*BRIEF*: In the listing that follows, retype every line from the first through the one containing "const pct = (v: number)". Pictures are to be left out.

[Stored data entries]
● ● ● ● ● ● ●
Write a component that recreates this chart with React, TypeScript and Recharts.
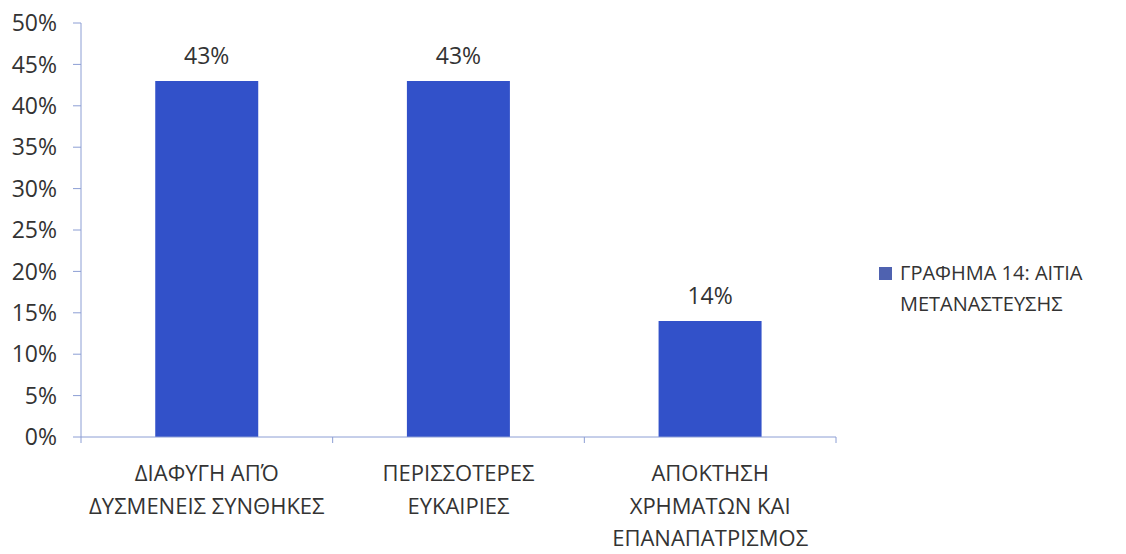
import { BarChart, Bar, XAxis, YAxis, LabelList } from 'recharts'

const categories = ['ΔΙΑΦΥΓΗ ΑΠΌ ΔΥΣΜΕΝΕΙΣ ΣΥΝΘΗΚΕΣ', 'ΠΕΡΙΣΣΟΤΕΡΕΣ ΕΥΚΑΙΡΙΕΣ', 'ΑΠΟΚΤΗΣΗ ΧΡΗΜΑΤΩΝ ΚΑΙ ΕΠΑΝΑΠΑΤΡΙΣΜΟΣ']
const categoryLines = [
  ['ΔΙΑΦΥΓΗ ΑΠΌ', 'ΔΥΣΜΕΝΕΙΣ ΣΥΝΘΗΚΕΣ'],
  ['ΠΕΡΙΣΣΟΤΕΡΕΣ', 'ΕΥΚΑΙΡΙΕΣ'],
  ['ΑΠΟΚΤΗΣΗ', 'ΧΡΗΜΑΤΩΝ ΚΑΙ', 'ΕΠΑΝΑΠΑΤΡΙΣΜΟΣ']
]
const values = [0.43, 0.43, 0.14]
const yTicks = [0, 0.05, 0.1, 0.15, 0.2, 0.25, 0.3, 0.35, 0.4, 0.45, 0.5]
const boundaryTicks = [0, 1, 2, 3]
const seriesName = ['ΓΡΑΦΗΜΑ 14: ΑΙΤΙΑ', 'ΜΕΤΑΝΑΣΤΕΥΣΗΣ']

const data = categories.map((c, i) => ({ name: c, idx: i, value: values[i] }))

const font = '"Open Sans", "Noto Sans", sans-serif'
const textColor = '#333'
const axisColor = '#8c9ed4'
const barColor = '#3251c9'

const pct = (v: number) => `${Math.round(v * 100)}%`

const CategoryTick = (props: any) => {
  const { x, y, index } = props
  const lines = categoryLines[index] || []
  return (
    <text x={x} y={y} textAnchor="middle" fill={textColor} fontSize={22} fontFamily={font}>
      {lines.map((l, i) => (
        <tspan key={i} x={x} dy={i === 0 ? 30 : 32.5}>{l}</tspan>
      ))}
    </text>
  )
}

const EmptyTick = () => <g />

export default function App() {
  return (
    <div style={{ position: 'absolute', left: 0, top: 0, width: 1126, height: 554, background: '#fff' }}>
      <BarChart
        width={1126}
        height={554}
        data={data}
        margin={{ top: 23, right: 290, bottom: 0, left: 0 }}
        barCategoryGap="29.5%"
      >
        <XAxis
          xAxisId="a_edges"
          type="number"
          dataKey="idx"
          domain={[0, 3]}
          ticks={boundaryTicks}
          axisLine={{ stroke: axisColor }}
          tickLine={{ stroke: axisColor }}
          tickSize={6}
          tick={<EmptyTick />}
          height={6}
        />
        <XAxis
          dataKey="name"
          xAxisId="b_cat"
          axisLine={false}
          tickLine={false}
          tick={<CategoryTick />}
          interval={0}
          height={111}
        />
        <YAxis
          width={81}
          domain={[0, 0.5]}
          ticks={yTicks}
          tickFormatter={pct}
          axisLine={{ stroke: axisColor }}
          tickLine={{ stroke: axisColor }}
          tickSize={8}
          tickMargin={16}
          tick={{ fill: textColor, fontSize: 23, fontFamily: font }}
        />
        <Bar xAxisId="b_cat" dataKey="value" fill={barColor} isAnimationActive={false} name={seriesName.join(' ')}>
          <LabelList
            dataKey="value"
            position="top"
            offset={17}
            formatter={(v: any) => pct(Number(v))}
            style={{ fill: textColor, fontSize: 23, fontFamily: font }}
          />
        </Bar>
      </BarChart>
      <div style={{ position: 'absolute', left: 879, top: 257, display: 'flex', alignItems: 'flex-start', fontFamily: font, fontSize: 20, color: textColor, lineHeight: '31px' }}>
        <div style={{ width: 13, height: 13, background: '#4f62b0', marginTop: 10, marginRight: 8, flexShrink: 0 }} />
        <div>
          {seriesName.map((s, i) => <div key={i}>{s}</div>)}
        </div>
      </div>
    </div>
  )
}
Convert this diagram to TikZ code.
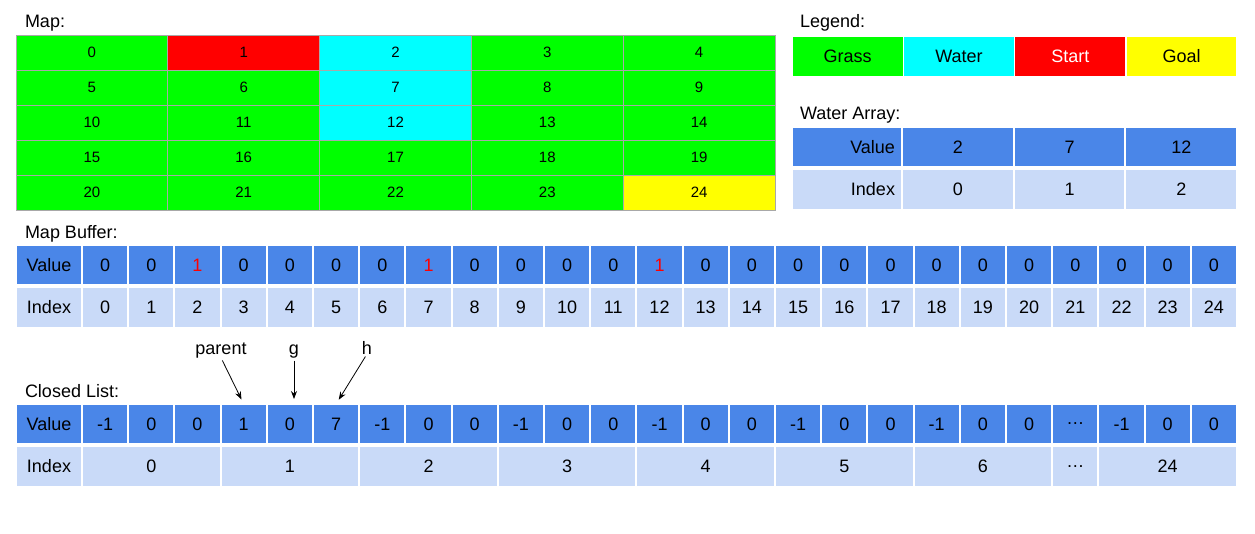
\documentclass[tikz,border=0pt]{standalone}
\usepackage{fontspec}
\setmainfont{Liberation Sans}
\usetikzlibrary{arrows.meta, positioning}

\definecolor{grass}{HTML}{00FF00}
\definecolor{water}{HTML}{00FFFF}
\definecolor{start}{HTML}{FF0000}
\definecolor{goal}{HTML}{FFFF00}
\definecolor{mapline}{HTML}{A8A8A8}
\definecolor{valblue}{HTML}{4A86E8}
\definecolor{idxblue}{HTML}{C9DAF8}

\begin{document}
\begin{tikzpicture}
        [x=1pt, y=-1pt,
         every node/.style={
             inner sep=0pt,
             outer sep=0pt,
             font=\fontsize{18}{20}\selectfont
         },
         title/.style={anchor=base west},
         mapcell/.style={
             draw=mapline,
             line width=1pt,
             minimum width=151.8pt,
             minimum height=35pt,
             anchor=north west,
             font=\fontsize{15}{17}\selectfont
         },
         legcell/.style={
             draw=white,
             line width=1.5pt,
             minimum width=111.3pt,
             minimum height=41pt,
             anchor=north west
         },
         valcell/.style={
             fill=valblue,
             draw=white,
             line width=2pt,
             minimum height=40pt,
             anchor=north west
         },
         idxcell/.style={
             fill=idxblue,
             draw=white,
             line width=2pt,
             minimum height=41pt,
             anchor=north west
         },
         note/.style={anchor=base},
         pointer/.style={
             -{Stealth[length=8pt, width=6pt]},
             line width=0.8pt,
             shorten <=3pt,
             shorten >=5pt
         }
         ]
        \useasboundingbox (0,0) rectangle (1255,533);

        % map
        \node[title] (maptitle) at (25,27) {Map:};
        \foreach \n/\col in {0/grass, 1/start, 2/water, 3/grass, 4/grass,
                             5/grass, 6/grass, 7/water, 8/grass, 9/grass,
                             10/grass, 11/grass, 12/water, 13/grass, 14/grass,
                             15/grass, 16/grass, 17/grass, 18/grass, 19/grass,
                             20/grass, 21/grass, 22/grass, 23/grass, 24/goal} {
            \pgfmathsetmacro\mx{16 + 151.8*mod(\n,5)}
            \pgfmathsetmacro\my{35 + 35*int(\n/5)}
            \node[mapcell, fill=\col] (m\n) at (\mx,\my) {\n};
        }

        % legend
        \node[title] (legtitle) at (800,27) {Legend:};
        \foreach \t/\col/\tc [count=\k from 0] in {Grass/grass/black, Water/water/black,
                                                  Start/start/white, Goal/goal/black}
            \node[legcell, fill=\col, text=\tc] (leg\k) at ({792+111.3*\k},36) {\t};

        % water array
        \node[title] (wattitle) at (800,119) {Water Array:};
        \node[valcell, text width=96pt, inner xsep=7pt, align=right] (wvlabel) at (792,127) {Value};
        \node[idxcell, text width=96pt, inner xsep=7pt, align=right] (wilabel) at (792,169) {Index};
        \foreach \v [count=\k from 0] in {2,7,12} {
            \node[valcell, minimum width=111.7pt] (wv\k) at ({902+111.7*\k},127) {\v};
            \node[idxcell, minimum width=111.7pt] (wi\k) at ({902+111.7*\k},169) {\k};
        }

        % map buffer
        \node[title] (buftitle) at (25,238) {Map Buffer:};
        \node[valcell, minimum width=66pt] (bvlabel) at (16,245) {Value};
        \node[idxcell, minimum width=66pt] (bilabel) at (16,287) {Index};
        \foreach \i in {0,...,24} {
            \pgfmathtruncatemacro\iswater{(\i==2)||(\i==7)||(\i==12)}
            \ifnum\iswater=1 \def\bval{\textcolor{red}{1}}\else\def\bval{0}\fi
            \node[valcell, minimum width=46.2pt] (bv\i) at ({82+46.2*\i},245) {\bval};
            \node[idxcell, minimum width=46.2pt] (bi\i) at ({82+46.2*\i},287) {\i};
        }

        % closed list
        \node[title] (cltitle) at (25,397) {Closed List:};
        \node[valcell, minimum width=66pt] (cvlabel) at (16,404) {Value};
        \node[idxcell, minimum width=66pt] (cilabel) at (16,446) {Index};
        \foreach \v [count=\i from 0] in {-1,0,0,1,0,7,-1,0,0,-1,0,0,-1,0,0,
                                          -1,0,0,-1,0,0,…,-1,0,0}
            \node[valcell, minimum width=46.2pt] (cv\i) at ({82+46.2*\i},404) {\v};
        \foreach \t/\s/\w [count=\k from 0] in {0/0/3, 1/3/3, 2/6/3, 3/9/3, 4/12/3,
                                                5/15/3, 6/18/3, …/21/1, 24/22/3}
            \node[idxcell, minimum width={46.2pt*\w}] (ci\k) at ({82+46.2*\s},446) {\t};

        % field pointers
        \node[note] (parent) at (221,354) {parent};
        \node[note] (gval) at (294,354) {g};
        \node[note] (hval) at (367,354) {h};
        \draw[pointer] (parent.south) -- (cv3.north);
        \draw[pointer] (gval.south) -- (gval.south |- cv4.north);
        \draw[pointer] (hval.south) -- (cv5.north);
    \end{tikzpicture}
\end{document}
● ● ● ● ● ● ●
*COMPLETED EXERCISE*:
Write a component that recreates this chart with React, TypeScript and Recharts.
import { BarChart, Bar, XAxis, YAxis, LabelList } from 'recharts'

const categories = ['ΔΙΑΦΥΓΗ ΑΠΌ ΔΥΣΜΕΝΕΙΣ ΣΥΝΘΗΚΕΣ', 'ΠΕΡΙΣΣΟΤΕΡΕΣ ΕΥΚΑΙΡΙΕΣ', 'ΑΠΟΚΤΗΣΗ ΧΡΗΜΑΤΩΝ ΚΑΙ ΕΠΑΝΑΠΑΤΡΙΣΜΟΣ']
const categoryLines = [
  ['ΔΙΑΦΥΓΗ ΑΠΌ', 'ΔΥΣΜΕΝΕΙΣ ΣΥΝΘΗΚΕΣ'],
  ['ΠΕΡΙΣΣΟΤΕΡΕΣ', 'ΕΥΚΑΙΡΙΕΣ'],
  ['ΑΠΟΚΤΗΣΗ', 'ΧΡΗΜΑΤΩΝ ΚΑΙ', 'ΕΠΑΝΑΠΑΤΡΙΣΜΟΣ']
]
const values = [0.43, 0.43, 0.14]
const yTicks = [0, 0.05, 0.1, 0.15, 0.2, 0.25, 0.3, 0.35, 0.4, 0.45, 0.5]
const boundaryTicks = [0, 1, 2, 3]
const seriesName = ['ΓΡΑΦΗΜΑ 14: ΑΙΤΙΑ', 'ΜΕΤΑΝΑΣΤΕΥΣΗΣ']

const data = categories.map((c, i) => ({ name: c, idx: i, value: values[i] }))

const font = '"Open Sans", "Noto Sans", sans-serif'
const textColor = '#333'
const axisColor = '#8c9ed4'
const barColor = '#3251c9'

const pct = (v: number) => `${Math.round(v * 100)}%`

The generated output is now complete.